Stated exercise | Copy the data that follows, character for character, minus the pictures.

Data |

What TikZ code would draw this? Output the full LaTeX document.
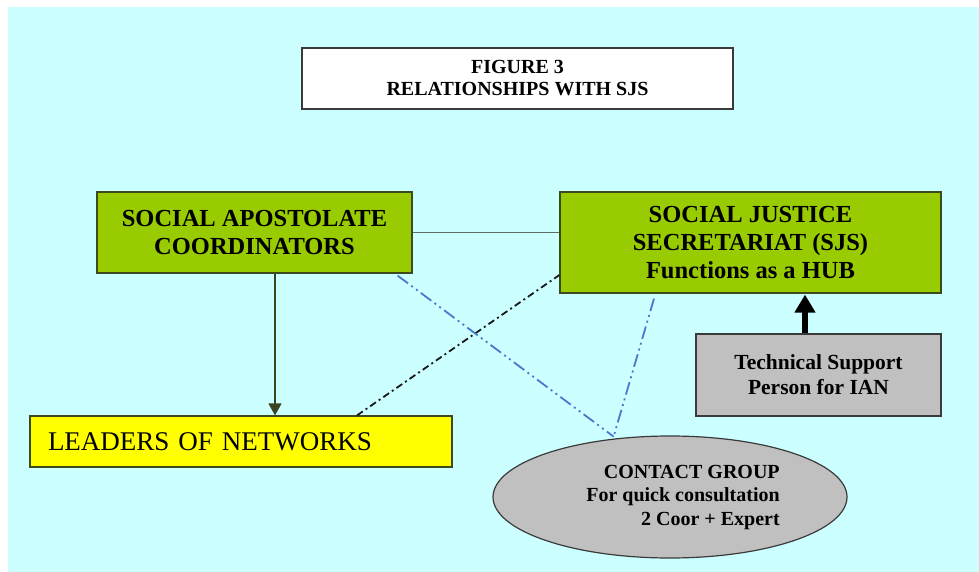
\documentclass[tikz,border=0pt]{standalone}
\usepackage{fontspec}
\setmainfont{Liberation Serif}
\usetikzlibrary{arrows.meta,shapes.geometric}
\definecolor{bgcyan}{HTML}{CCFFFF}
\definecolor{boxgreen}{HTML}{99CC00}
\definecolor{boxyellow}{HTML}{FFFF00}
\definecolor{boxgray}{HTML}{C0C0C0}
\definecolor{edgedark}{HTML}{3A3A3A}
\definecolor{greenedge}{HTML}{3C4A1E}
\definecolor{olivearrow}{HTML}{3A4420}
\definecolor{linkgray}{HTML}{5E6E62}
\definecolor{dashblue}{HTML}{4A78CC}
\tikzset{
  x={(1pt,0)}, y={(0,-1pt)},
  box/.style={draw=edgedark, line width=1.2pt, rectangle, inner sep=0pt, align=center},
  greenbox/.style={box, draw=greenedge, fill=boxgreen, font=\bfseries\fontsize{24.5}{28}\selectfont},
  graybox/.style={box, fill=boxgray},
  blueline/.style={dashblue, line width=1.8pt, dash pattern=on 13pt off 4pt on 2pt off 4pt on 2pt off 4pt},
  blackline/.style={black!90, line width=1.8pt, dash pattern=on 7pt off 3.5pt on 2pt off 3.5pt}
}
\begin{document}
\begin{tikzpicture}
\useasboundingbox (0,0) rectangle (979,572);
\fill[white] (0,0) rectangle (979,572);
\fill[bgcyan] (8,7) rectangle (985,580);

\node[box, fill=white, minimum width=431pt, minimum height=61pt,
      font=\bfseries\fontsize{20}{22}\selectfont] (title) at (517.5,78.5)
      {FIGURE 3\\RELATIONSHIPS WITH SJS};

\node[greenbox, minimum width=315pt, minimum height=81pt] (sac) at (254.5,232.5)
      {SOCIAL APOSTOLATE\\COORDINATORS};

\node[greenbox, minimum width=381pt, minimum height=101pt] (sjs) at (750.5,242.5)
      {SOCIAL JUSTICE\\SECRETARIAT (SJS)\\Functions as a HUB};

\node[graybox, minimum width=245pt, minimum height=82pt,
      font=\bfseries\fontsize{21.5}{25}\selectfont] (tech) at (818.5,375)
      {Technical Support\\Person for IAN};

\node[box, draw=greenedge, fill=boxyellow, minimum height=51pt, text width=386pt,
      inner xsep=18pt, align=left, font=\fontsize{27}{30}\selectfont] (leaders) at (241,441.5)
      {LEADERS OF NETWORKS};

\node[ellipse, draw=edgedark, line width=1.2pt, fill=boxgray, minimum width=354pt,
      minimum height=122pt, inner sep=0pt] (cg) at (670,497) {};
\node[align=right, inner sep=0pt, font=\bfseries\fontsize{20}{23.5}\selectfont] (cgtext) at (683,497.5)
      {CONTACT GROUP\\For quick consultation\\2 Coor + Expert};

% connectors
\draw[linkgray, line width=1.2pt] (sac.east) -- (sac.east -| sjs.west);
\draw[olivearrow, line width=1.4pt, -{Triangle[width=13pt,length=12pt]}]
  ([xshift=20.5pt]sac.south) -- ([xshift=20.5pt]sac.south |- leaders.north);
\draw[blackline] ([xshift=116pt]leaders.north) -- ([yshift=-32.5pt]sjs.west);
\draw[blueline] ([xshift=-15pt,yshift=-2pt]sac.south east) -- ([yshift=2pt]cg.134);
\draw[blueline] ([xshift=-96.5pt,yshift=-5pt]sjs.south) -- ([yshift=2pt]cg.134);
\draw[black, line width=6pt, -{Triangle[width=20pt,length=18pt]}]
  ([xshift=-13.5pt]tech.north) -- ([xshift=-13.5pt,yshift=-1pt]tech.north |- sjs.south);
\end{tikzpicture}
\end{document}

Exercise solution |
What TikZ code would draw this? Output the full LaTeX document.
\documentclass[tikz,border=0pt]{standalone}
\usepackage{fontspec}
\setmainfont{Liberation Serif}
\usetikzlibrary{arrows.meta,shapes.geometric}
\definecolor{bgcyan}{HTML}{CCFFFF}
\definecolor{boxgreen}{HTML}{99CC00}
\definecolor{boxyellow}{HTML}{FFFF00}
\definecolor{boxgray}{HTML}{C0C0C0}
\definecolor{edgedark}{HTML}{3A3A3A}
\definecolor{greenedge}{HTML}{3C4A1E}
\definecolor{olivearrow}{HTML}{3A4420}
\definecolor{linkgray}{HTML}{5E6E62}
\definecolor{dashblue}{HTML}{4A78CC}
\tikzset{
  x={(1pt,0)}, y={(0,-1pt)},
  box/.style={draw=edgedark, line width=1.2pt, rectangle, inner sep=0pt, align=center},
  greenbox/.style={box, draw=greenedge, fill=boxgreen, font=\bfseries\fontsize{24.5}{28}\selectfont},
  graybox/.style={box, fill=boxgray},
  blueline/.style={dashblue, line width=1.8pt, dash pattern=on 13pt off 4pt on 2pt off 4pt on 2pt off 4pt},
  blackline/.style={black!90, line width=1.8pt, dash pattern=on 7pt off 3.5pt on 2pt off 3.5pt}
}
\begin{document}
\begin{tikzpicture}
\useasboundingbox (0,0) rectangle (979,572);
\fill[white] (0,0) rectangle (979,572);
\fill[bgcyan] (8,7) rectangle (985,580);

\node[box, fill=white, minimum width=431pt, minimum height=61pt,
      font=\bfseries\fontsize{20}{22}\selectfont] (title) at (517.5,78.5)
      {FIGURE 3\\RELATIONSHIPS WITH SJS};

\node[greenbox, minimum width=315pt, minimum height=81pt] (sac) at (254.5,232.5)
      {SOCIAL APOSTOLATE\\COORDINATORS};

\node[greenbox, minimum width=381pt, minimum height=101pt] (sjs) at (750.5,242.5)
      {SOCIAL JUSTICE\\SECRETARIAT (SJS)\\Functions as a HUB};

\node[graybox, minimum width=245pt, minimum height=82pt,
      font=\bfseries\fontsize{21.5}{25}\selectfont] (tech) at (818.5,375)
      {Technical Support\\Person for IAN};

\node[box, draw=greenedge, fill=boxyellow, minimum height=51pt, text width=386pt,
      inner xsep=18pt, align=left, font=\fontsize{27}{30}\selectfont] (leaders) at (241,441.5)
      {LEADERS OF NETWORKS};

\node[ellipse, draw=edgedark, line width=1.2pt, fill=boxgray, minimum width=354pt,
      minimum height=122pt, inner sep=0pt] (cg) at (670,497) {};
\node[align=right, inner sep=0pt, font=\bfseries\fontsize{20}{23.5}\selectfont] (cgtext) at (683,497.5)
      {CONTACT GROUP\\For quick consultation\\2 Coor + Expert};

% connectors
\draw[linkgray, line width=1.2pt] (sac.east) -- (sac.east -| sjs.west);
\draw[olivearrow, line width=1.4pt, -{Triangle[width=13pt,length=12pt]}]
  ([xshift=20.5pt]sac.south) -- ([xshift=20.5pt]sac.south |- leaders.north);
\draw[blackline] ([xshift=116pt]leaders.north) -- ([yshift=-32.5pt]sjs.west);
\draw[blueline] ([xshift=-15pt,yshift=-2pt]sac.south east) -- ([yshift=2pt]cg.134);
\draw[blueline] ([xshift=-96.5pt,yshift=-5pt]sjs.south) -- ([yshift=2pt]cg.134);
\draw[black, line width=6pt, -{Triangle[width=20pt,length=18pt]}]
  ([xshift=-13.5pt]tech.north) -- ([xshift=-13.5pt,yshift=-1pt]tech.north |- sjs.south);
\end{tikzpicture}
\end{document}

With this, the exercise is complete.